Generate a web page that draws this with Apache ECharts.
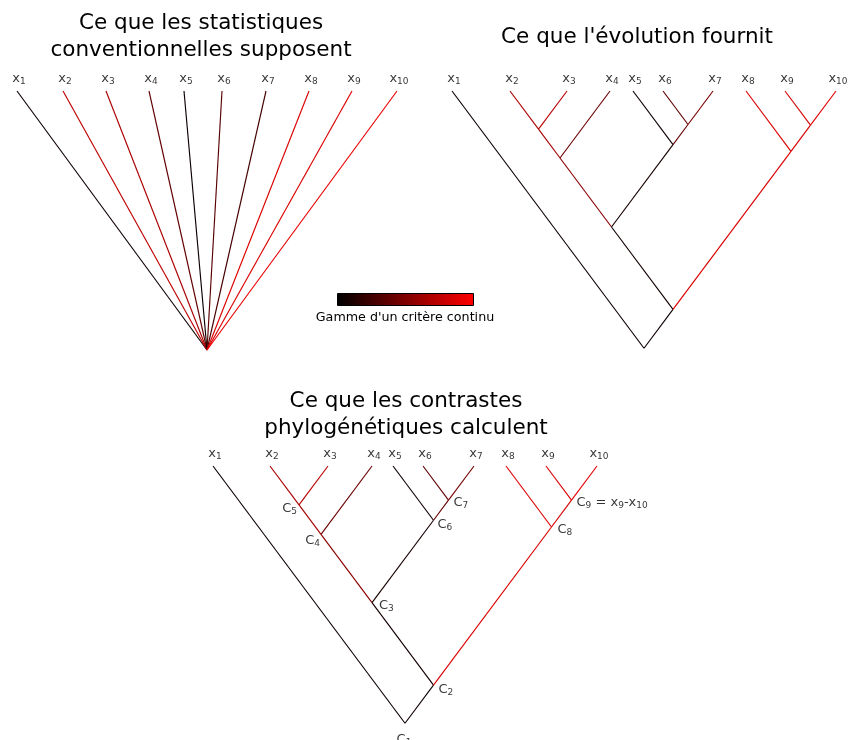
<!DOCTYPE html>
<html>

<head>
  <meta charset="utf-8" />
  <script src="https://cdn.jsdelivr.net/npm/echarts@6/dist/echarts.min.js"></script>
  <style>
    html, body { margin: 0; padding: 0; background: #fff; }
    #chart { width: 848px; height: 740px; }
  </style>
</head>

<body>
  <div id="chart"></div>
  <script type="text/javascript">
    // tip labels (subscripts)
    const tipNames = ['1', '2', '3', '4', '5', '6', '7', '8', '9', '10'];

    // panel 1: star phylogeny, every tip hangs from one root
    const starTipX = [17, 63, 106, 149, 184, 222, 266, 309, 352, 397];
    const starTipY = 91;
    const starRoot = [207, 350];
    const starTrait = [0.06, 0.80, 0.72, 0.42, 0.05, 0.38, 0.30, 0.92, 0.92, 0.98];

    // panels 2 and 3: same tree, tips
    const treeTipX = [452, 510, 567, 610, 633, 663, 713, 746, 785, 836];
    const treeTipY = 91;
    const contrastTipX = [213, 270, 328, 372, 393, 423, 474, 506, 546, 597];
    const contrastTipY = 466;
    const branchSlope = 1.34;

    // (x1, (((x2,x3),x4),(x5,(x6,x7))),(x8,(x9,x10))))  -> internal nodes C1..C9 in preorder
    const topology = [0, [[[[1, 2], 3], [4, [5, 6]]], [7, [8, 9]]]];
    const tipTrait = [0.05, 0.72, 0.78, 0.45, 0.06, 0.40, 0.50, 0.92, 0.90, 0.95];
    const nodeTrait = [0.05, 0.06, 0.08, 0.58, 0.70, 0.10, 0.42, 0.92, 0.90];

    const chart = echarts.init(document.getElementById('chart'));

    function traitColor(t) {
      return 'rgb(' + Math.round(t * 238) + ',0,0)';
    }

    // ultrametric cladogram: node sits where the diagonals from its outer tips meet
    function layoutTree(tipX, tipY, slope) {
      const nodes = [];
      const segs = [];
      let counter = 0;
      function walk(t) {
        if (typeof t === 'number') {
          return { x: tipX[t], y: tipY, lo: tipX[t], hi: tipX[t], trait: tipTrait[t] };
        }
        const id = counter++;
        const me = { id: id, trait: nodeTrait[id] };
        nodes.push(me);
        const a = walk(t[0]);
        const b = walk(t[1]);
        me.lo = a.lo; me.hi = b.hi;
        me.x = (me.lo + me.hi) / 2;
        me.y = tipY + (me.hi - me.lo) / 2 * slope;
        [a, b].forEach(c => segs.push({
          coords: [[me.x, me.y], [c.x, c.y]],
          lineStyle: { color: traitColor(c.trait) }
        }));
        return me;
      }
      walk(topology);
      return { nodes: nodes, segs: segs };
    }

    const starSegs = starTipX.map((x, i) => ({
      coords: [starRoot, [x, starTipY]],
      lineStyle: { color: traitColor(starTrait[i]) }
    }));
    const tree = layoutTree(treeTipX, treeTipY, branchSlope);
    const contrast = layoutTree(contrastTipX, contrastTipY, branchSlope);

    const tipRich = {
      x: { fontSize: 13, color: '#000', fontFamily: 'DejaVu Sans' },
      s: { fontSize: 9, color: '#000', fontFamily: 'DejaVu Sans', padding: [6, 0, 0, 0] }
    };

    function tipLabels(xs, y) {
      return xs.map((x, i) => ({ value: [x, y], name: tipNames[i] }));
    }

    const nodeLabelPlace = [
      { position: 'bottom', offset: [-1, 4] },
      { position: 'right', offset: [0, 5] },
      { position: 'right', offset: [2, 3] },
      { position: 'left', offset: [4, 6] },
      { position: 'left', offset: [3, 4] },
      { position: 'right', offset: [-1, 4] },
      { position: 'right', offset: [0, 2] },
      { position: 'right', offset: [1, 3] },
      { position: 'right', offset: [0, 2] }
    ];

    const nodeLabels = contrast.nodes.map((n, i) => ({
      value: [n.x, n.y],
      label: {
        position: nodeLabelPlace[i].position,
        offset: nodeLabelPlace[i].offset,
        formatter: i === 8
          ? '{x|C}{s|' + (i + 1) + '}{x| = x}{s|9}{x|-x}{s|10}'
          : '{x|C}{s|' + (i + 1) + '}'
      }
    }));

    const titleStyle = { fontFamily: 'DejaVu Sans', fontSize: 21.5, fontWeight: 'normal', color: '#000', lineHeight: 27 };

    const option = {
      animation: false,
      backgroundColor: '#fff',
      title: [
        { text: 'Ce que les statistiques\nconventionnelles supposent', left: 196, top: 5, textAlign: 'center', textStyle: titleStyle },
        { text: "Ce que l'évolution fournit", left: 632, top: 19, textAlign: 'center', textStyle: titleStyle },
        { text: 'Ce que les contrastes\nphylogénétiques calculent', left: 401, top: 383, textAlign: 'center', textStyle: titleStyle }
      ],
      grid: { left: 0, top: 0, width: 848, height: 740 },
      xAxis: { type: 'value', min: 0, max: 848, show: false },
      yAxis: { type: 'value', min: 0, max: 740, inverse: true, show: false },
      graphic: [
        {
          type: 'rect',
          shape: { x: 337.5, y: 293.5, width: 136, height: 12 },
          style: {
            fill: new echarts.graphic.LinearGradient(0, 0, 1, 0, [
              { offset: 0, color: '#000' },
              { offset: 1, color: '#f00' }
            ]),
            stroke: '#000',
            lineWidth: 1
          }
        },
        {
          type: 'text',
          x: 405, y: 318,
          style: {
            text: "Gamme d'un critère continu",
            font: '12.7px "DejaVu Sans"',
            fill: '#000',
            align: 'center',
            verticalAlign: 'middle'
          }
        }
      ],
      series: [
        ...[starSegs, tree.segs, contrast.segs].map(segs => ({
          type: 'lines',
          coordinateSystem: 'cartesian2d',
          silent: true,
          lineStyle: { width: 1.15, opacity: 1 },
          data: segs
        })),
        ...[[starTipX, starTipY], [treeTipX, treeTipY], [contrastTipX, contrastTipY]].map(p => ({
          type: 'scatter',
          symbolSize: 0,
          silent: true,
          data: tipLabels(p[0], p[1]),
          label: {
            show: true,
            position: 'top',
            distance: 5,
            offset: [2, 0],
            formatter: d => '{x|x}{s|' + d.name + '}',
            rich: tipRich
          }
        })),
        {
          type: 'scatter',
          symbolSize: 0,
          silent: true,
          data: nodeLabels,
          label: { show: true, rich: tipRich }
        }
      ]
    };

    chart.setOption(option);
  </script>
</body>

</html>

--- --- ---

◆ **PROBLEM**
Quote the data above in full and without alteration; skip the pictures.

◆ **THE ANSWER**
Generate a web page that draws this with Apache ECharts.
<!DOCTYPE html>
<html>

<head>
  <meta charset="utf-8" />
  <script src="https://cdn.jsdelivr.net/npm/echarts@6/dist/echarts.min.js"></script>
  <style>
    html, body { margin: 0; padding: 0; background: #fff; }
    #chart { width: 848px; height: 740px; }
  </style>
</head>

<body>
  <div id="chart"></div>
  <script type="text/javascript">
    // tip labels (subscripts)
    const tipNames = ['1', '2', '3', '4', '5', '6', '7', '8', '9', '10'];

    // panel 1: star phylogeny, every tip hangs from one root
    const starTipX = [17, 63, 106, 149, 184, 222, 266, 309, 352, 397];
    const starTipY = 91;
    const starRoot = [207, 350];
    const starTrait = [0.06, 0.80, 0.72, 0.42, 0.05, 0.38, 0.30, 0.92, 0.92, 0.98];

    // panels 2 and 3: same tree, tips
    const treeTipX = [452, 510, 567, 610, 633, 663, 713, 746, 785, 836];
    const treeTipY = 91;
    const contrastTipX = [213, 270, 328, 372, 393, 423, 474, 506, 546, 597];
    const contrastTipY = 466;
    const branchSlope = 1.34;

    // (x1, (((x2,x3),x4),(x5,(x6,x7))),(x8,(x9,x10))))  -> internal nodes C1..C9 in preorder
    const topology = [0, [[[[1, 2], 3], [4, [5, 6]]], [7, [8, 9]]]];
    const tipTrait = [0.05, 0.72, 0.78, 0.45, 0.06, 0.40, 0.50, 0.92, 0.90, 0.95];
    const nodeTrait = [0.05, 0.06, 0.08, 0.58, 0.70, 0.10, 0.42, 0.92, 0.90];

    const chart = echarts.init(document.getElementById('chart'));

    function traitColor(t) {
      return 'rgb(' + Math.round(t * 238) + ',0,0)';
    }

    // ultrametric cladogram: node sits where the diagonals from its outer tips meet
    function layoutTree(tipX, tipY, slope) {
      const nodes = [];
      const segs = [];
      let counter = 0;
      function walk(t) {
        if (typeof t === 'number') {
          return { x: tipX[t], y: tipY, lo: tipX[t], hi: tipX[t], trait: tipTrait[t] };
        }
        const id = counter++;
        const me = { id: id, trait: nodeTrait[id] };
        nodes.push(me);
        const a = walk(t[0]);
        const b = walk(t[1]);
        me.lo = a.lo; me.hi = b.hi;
        me.x = (me.lo + me.hi) / 2;
        me.y = tipY + (me.hi - me.lo) / 2 * slope;
        [a, b].forEach(c => segs.push({
          coords: [[me.x, me.y], [c.x, c.y]],
          lineStyle: { color: traitColor(c.trait) }
        }));
        return me;
      }
      walk(topology);
      return { nodes: nodes, segs: segs };
    }

    const starSegs = starTipX.map((x, i) => ({
      coords: [starRoot, [x, starTipY]],
      lineStyle: { color: traitColor(starTrait[i]) }
    }));
    const tree = layoutTree(treeTipX, treeTipY, branchSlope);
    const contrast = layoutTree(contrastTipX, contrastTipY, branchSlope);

    const tipRich = {
      x: { fontSize: 13, color: '#000', fontFamily: 'DejaVu Sans' },
      s: { fontSize: 9, color: '#000', fontFamily: 'DejaVu Sans', padding: [6, 0, 0, 0] }
    };

    function tipLabels(xs, y) {
      return xs.map((x, i) => ({ value: [x, y], name: tipNames[i] }));
    }

    const nodeLabelPlace = [
      { position: 'bottom', offset: [-1, 4] },
      { position: 'right', offset: [0, 5] },
      { position: 'right', offset: [2, 3] },
      { position: 'left', offset: [4, 6] },
      { position: 'left', offset: [3, 4] },
      { position: 'right', offset: [-1, 4] },
      { position: 'right', offset: [0, 2] },
      { position: 'right', offset: [1, 3] },
      { position: 'right', offset: [0, 2] }
    ];

    const nodeLabels = contrast.nodes.map((n, i) => ({
      value: [n.x, n.y],
      label: {
        position: nodeLabelPlace[i].position,
        offset: nodeLabelPlace[i].offset,
        formatter: i === 8
          ? '{x|C}{s|' + (i + 1) + '}{x| = x}{s|9}{x|-x}{s|10}'
          : '{x|C}{s|' + (i + 1) + '}'
      }
    }));

    const titleStyle = { fontFamily: 'DejaVu Sans', fontSize: 21.5, fontWeight: 'normal', color: '#000', lineHeight: 27 };

    const option = {
      animation: false,
      backgroundColor: '#fff',
      title: [
        { text: 'Ce que les statistiques\nconventionnelles supposent', left: 196, top: 5, textAlign: 'center', textStyle: titleStyle },
        { text: "Ce que l'évolution fournit", left: 632, top: 19, textAlign: 'center', textStyle: titleStyle },
        { text: 'Ce que les contrastes\nphylogénétiques calculent', left: 401, top: 383, textAlign: 'center', textStyle: titleStyle }
      ],
      grid: { left: 0, top: 0, width: 848, height: 740 },
      xAxis: { type: 'value', min: 0, max: 848, show: false },
      yAxis: { type: 'value', min: 0, max: 740, inverse: true, show: false },
      graphic: [
        {
          type: 'rect',
          shape: { x: 337.5, y: 293.5, width: 136, height: 12 },
          style: {
            fill: new echarts.graphic.LinearGradient(0, 0, 1, 0, [
              { offset: 0, color: '#000' },
              { offset: 1, color: '#f00' }
            ]),
            stroke: '#000',
            lineWidth: 1
          }
        },
        {
          type: 'text',
          x: 405, y: 318,
          style: {
            text: "Gamme d'un critère continu",
            font: '12.7px "DejaVu Sans"',
            fill: '#000',
            align: 'center',
            verticalAlign: 'middle'
          }
        }
      ],
      series: [
        ...[starSegs, tree.segs, contrast.segs].map(segs => ({
          type: 'lines',
          coordinateSystem: 'cartesian2d',
          silent: true,
          lineStyle: { width: 1.15, opacity: 1 },
          data: segs
        })),
        ...[[starTipX, starTipY], [treeTipX, treeTipY], [contrastTipX, contrastTipY]].map(p => ({
          type: 'scatter',
          symbolSize: 0,
          silent: true,
          data: tipLabels(p[0], p[1]),
          label: {
            show: true,
            position: 'top',
            distance: 5,
            offset: [2, 0],
            formatter: d => '{x|x}{s|' + d.name + '}',
            rich: tipRich
          }
        })),
        {
          type: 'scatter',
          symbolSize: 0,
          silent: true,
          data: nodeLabels,
          label: { show: true, rich: tipRich }
        }
      ]
    };

    chart.setOption(option);
  </script>
</body>

</html>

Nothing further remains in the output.